As well as exercising your arms, Sport mode also further provokes the engine, allowing more boost and slightly more top-end torque. Think is, I can't quite understand why there would be a time that you'd want less torque. It's not as if the engine is so powerful that it has to be reined in for your safety. How about make it Sports mode permanently, but without the stiff steering that just feels like the hydraulic pump's knackered.
And finally, no out and out sporting car would be complete without being intolerably noisy inside, and here is the 500s crowning glory. The Abarth should never, ever be taken on motorways after a heavy night out, it will lead to anger and migraines. The exhaust note is entertainingly flatulent enough to have some novelty, but it is soon joined by an equal volume of tyre noise and the resultant cacophony leads to listening to the stereo being a futile endeavour. Worst of all is that, once on the motorway in your noisy, uncomfortable Abarth you say to yourself “aha, now the car can redeem itself with animal levels of power and speed”. And then you feel a tidal wave of disappointment when you realise that it simply isn't as quick as you want it to be.
And that pretty much sums the car up for me. Visually and sonically it shouts clues pointing to a mischievous, highly strung personality, but it just doesn't have the power to carry it off, let alone justify that bone-firm suspension.
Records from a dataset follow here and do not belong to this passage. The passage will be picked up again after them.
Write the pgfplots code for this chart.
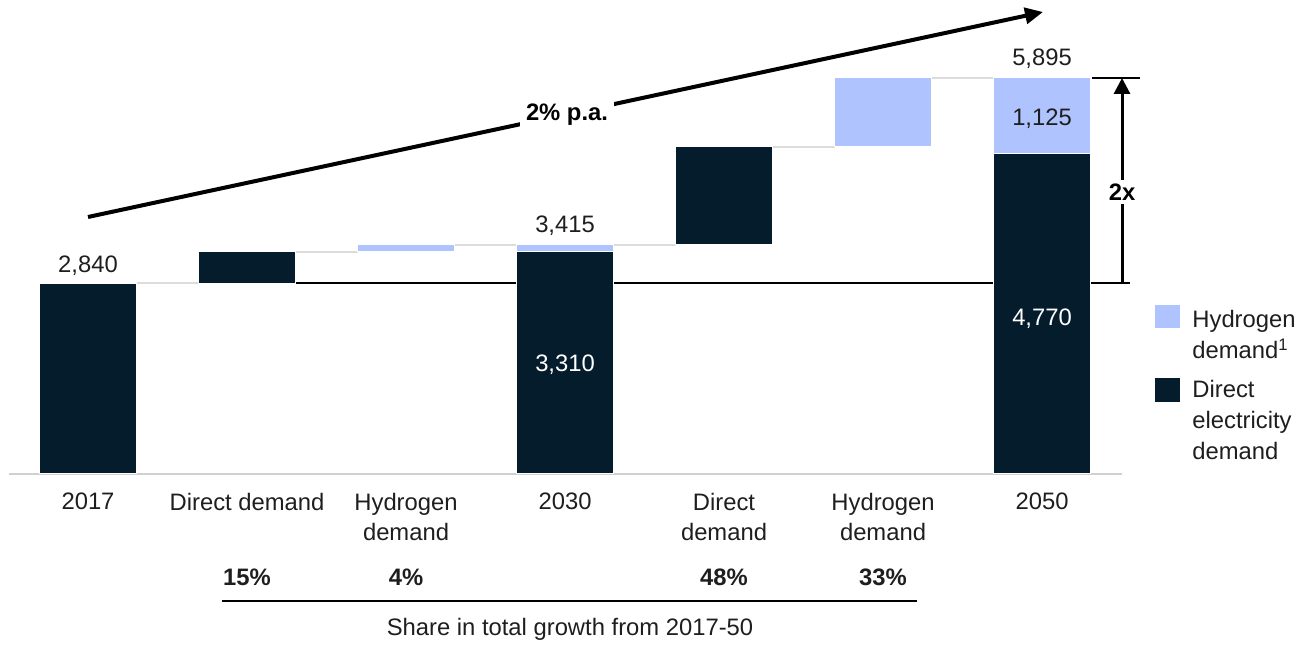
\documentclass[border=0pt]{standalone}
\usepackage{fontspec}
\setmainfont{Liberation Sans}
\usepackage{pgfplots}
\pgfplotsset{compat=1.18}
\usetikzlibrary{arrows.meta}

\definecolor{navy}{HTML}{051C2C}
\definecolor{hblue}{HTML}{AFC3FF}
\definecolor{conn}{HTML}{DCDCDC}
\definecolor{basel}{HTML}{D0D0D0}
\definecolor{txt}{HTML}{1E1E1E}
\newcommand{\lab}{\fontsize{11.9}{15}\selectfont}

\begin{document}
\begin{tikzpicture}
% 1px of the reference = 0.5pt
\begin{scope}[x=0.5pt,y=-0.5pt]
  \useasboundingbox (0,0) rectangle (1304,642);
\end{scope}

\begin{axis}[
  at={(4.5pt,-237pt)}, anchor=south west,
  scale only axis, width=556.5pt, height=198pt,
  xmin=-0.497, xmax=6.503, ymin=0, ymax=5895,
  ybar stacked, bar width=0.61,
  axis y line=none, axis x line=bottom,
  x axis line style={-, draw=basel, line width=1pt},
  xtick={0,...,6}, major tick length=0, ytick=\empty,
  xticklabels={2017, Direct demand, {Hydrogen\\demand}, 2030, {Direct\\demand}, {Hydrogen\\demand}, 2050},
  xticklabel style={align=center, font=\lab, text=txt, yshift=-6pt},
  clip=false,
]
% invisible offsets of the waterfall
\addplot[draw=none, fill=none] coordinates {(0,0) (1,2840) (2,3310) (3,0) (4,3415) (5,4875) (6,0)};
% direct electricity demand
\addplot[fill=navy, draw=white, line width=0.5pt] coordinates {(0,2840) (1,470) (2,0) (3,3310) (4,1460) (5,0) (6,4770)};
% hydrogen demand
\addplot[fill=hblue, draw=white, line width=0.5pt] coordinates {(0,0) (1,0) (2,105) (3,105) (4,0) (5,1020) (6,1125)};

% connectors
\draw[conn, line width=1pt] (axis cs:0.305,2840) -- (axis cs:0.695,2840);
\draw[conn, line width=1pt] (axis cs:1.305,3310) -- (axis cs:1.695,3310);
\draw[conn, line width=1pt] (axis cs:2.305,3415) -- (axis cs:2.695,3415);
\draw[conn, line width=1pt] (axis cs:3.305,3415) -- (axis cs:3.695,3415);
\draw[conn, line width=1pt] (axis cs:4.305,4875) -- (axis cs:4.695,4875);
\draw[conn, line width=1pt] (axis cs:5.305,5895) -- (axis cs:5.695,5895);
\draw[black, line width=0.8pt] (axis cs:1.31,2840) -- (axis cs:6.553,2840);

% anchor points for labels drawn on top
\coordinate (twox0) at (axis cs:6.503,2840);
\coordinate (twox1) at (axis cs:6.503,5895);
\coordinate (tk0) at (axis cs:6.315,5895);
\coordinate (tk1) at (axis cs:6.616,5895);
\coordinate (twoxl) at (axis cs:6.503,4198);
\coordinate (v2840) at (axis cs:0,2840);
\coordinate (v3415) at (axis cs:3,3415);
\coordinate (v5895) at (axis cs:6,5895);
\coordinate (v3310) at (axis cs:3,1533);
\coordinate (v4770) at (axis cs:6,2218);
\coordinate (v1125) at (axis cs:6,5195);
\end{axis}

% 2x arrow
\draw[black, line width=0.8pt] (tk0) -- (tk1);
\draw[black, line width=1.5pt, -{Triangle[length=8pt,width=8pt]}] (twox0) -- (twox1);
\node[fill=white, inner sep=2pt, font=\lab\bfseries, text=black] at (twoxl) {2x};

% value labels
\node[anchor=base, font=\lab, text=txt, yshift=5.5pt] at (v2840) {2,840};
\node[anchor=base, font=\lab, text=txt, yshift=6pt] at (v3415) {3,415};
\node[anchor=base, font=\lab, text=txt, yshift=6pt] at (v5895) {5,895};
\node[anchor=base, font=\lab, text=white] at (v3310) {3,310};
\node[anchor=base, font=\lab, text=white] at (v4770) {4,770};
\node[anchor=base, font=\lab, text=txt] at (v1125) {1,125};

\begin{scope}[x=0.5pt,y=-0.5pt]
  % growth arrow
  \draw[black, line width=2pt, -{Triangle[length=9pt,width=8pt]}] (88,217) -- (1043,12);
  \node[fill=white, inner sep=3pt, font=\lab\bfseries] at (567,115) {2\% p.a.};

  % shares
  \node[anchor=base, font=\lab\bfseries, text=txt] at (247,585) {15\%};
  \node[anchor=base, font=\lab\bfseries, text=txt] at (406,585) {4\%};
  \node[anchor=base, font=\lab\bfseries, text=txt] at (724,585) {48\%};
  \node[anchor=base, font=\lab\bfseries, text=txt] at (883,585) {33\%};
  \draw[black, line width=0.8pt] (222,601) -- (917,601);
  \node[anchor=base, font=\lab, text=txt] at (570,635) {Share in total growth from 2017-50};

  % legend
  \fill[hblue] (1155,305) rectangle (1180,328);
  \fill[navy] (1155,378) rectangle (1180,402);
  \node[anchor=base west, inner sep=0pt, font=\lab, text=txt] at (1192,328) {Hydrogen};
  \node[anchor=base west, inner sep=0pt, font=\lab, text=txt] at (1192,359) {demand\textsuperscript{1}};
  \node[anchor=base west, inner sep=0pt, font=\lab, text=txt] at (1192,398) {Direct};
  \node[anchor=base west, inner sep=0pt, font=\lab, text=txt] at (1192,429) {electricity};
  \node[anchor=base west, inner sep=0pt, font=\lab, text=txt] at (1192,460) {demand};
\end{scope}
\end{tikzpicture}
\end{document}
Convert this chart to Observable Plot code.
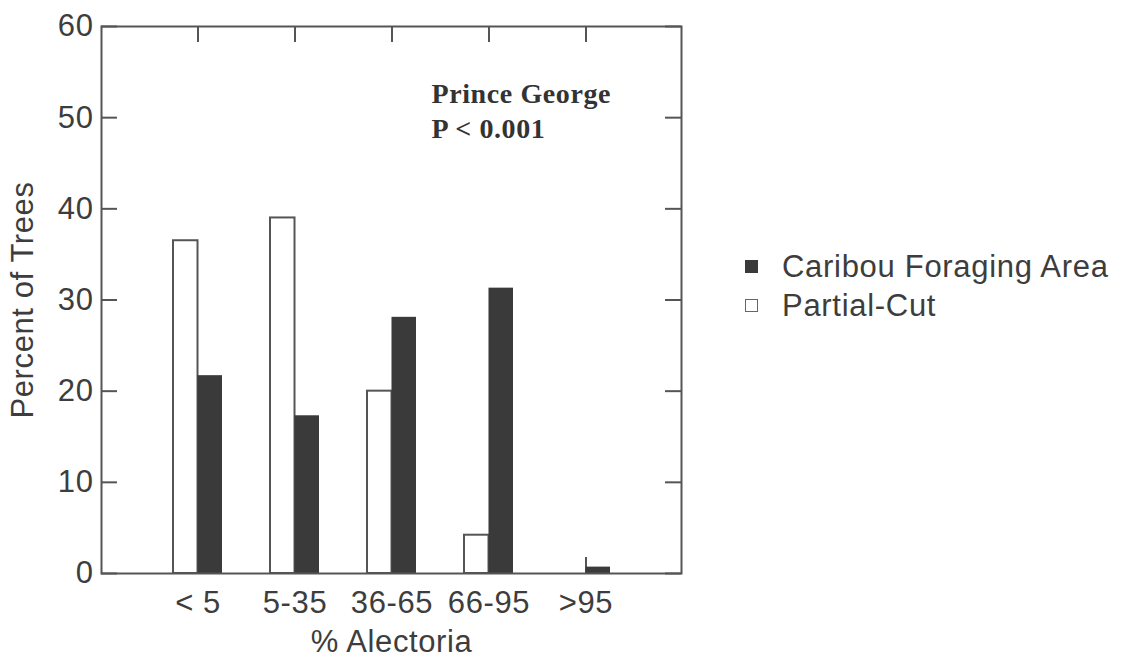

To be fair to Fiat my car is the Abarth lite, there are many packages available for many thousands of quid, all building on the foundation this car provides. More power, up to 180hp is available, as is, mind-bogglingly, even firmer suspension. What they can't offer me, though, is the 500 I'd want.
My 500 would have the Abarth engine, the base tune will be just fine, but would marry it to the non-sport steering and have some more pliant suspension. It would also have a massive injection of sound deadening to create a quiet environment in which to enjoy the characterful and well-built cabin while travelling at speed. My 500 would then be a quite superb small vehicle for covering distances in. A 500 GT if you will.
I was expecting and hoping for the Abarth to be a properly hardcore car. I was looking for something mental, something unhinged. Instead I got a headache from a car which was far more talk than it was trousers. Earlier I remarked that I would gladly trade a little comfort for some Italian brio, if I must be masochistic I'd love Fiat to give me a little more fun to enjoy with my agony.